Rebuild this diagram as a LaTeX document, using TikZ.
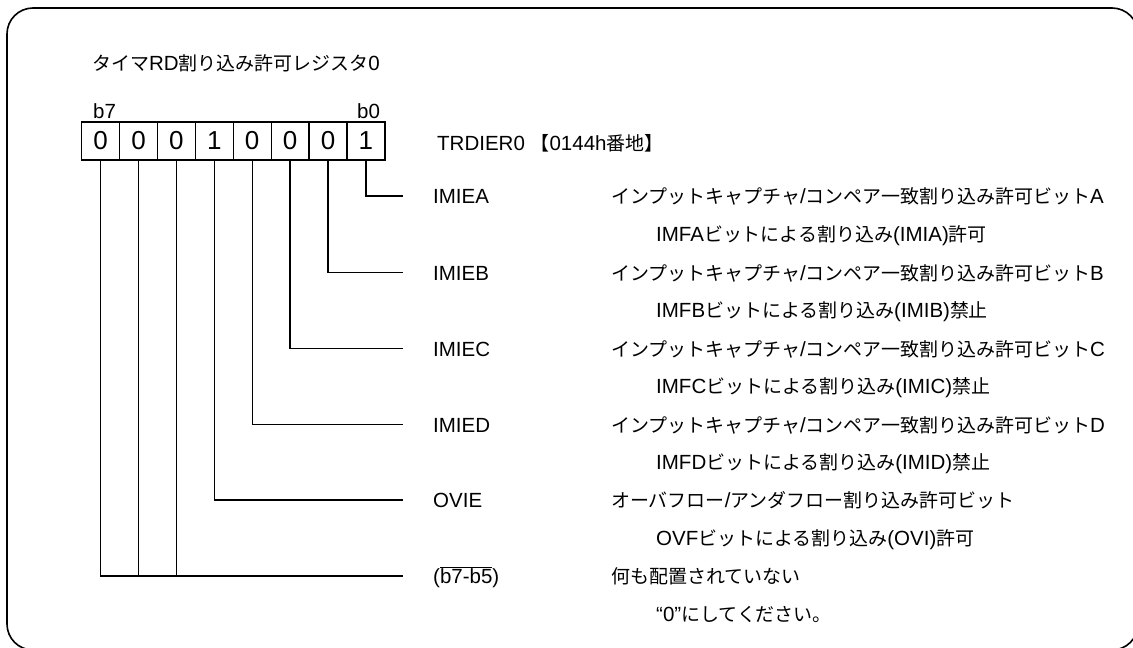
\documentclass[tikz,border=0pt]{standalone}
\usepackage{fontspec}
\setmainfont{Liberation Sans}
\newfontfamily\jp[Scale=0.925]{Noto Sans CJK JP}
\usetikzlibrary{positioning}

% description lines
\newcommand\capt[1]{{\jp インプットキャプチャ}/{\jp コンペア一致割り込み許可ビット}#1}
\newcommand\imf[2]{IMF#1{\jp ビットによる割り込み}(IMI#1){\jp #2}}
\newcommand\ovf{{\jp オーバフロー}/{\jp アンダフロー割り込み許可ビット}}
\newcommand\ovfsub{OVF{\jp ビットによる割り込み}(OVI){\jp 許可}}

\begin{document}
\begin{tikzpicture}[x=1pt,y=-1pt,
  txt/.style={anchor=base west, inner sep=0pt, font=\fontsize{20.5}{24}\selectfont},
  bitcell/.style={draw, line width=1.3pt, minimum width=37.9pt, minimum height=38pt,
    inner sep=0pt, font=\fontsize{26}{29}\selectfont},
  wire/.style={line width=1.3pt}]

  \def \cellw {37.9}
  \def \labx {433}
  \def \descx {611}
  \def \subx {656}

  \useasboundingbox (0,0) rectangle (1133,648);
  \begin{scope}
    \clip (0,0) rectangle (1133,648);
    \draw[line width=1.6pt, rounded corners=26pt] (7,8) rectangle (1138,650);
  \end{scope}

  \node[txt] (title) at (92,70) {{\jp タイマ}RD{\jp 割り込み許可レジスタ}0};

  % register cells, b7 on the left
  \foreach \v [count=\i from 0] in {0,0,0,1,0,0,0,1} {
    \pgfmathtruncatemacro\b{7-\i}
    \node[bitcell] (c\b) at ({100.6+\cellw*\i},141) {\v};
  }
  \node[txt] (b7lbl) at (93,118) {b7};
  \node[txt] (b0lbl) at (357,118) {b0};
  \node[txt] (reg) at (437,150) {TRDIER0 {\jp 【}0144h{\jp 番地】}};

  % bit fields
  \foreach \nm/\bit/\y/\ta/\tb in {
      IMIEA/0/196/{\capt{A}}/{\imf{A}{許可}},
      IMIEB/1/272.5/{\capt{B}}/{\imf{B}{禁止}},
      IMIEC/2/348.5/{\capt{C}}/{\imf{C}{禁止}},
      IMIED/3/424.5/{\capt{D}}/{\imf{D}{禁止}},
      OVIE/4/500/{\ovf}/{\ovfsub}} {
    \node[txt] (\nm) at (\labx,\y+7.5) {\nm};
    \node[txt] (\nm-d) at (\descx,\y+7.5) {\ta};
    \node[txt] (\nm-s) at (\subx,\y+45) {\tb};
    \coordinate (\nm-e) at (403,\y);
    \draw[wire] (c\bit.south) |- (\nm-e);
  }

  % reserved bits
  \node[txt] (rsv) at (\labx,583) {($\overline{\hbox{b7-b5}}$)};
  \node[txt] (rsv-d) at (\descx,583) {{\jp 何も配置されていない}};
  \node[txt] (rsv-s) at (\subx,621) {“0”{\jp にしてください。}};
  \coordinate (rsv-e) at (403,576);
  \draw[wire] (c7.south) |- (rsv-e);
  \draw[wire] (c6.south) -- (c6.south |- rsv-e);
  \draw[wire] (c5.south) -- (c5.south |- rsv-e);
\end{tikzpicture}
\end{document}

§ Problem description
Return exactly what appears from the opening line of the material through the line with "(title) at (92,70)", apart from the pictures.

§ Full response
Rebuild this diagram as a LaTeX document, using TikZ.
\documentclass[tikz,border=0pt]{standalone}
\usepackage{fontspec}
\setmainfont{Liberation Sans}
\newfontfamily\jp[Scale=0.925]{Noto Sans CJK JP}
\usetikzlibrary{positioning}

% description lines
\newcommand\capt[1]{{\jp インプットキャプチャ}/{\jp コンペア一致割り込み許可ビット}#1}
\newcommand\imf[2]{IMF#1{\jp ビットによる割り込み}(IMI#1){\jp #2}}
\newcommand\ovf{{\jp オーバフロー}/{\jp アンダフロー割り込み許可ビット}}
\newcommand\ovfsub{OVF{\jp ビットによる割り込み}(OVI){\jp 許可}}

\begin{document}
\begin{tikzpicture}[x=1pt,y=-1pt,
  txt/.style={anchor=base west, inner sep=0pt, font=\fontsize{20.5}{24}\selectfont},
  bitcell/.style={draw, line width=1.3pt, minimum width=37.9pt, minimum height=38pt,
    inner sep=0pt, font=\fontsize{26}{29}\selectfont},
  wire/.style={line width=1.3pt}]

  \def \cellw {37.9}
  \def \labx {433}
  \def \descx {611}
  \def \subx {656}

  \useasboundingbox (0,0) rectangle (1133,648);
  \begin{scope}
    \clip (0,0) rectangle (1133,648);
    \draw[line width=1.6pt, rounded corners=26pt] (7,8) rectangle (1138,650);
  \end{scope}

  \node[txt] (title) at (92,70) {{\jp タイマ}RD{\jp 割り込み許可レジスタ}0};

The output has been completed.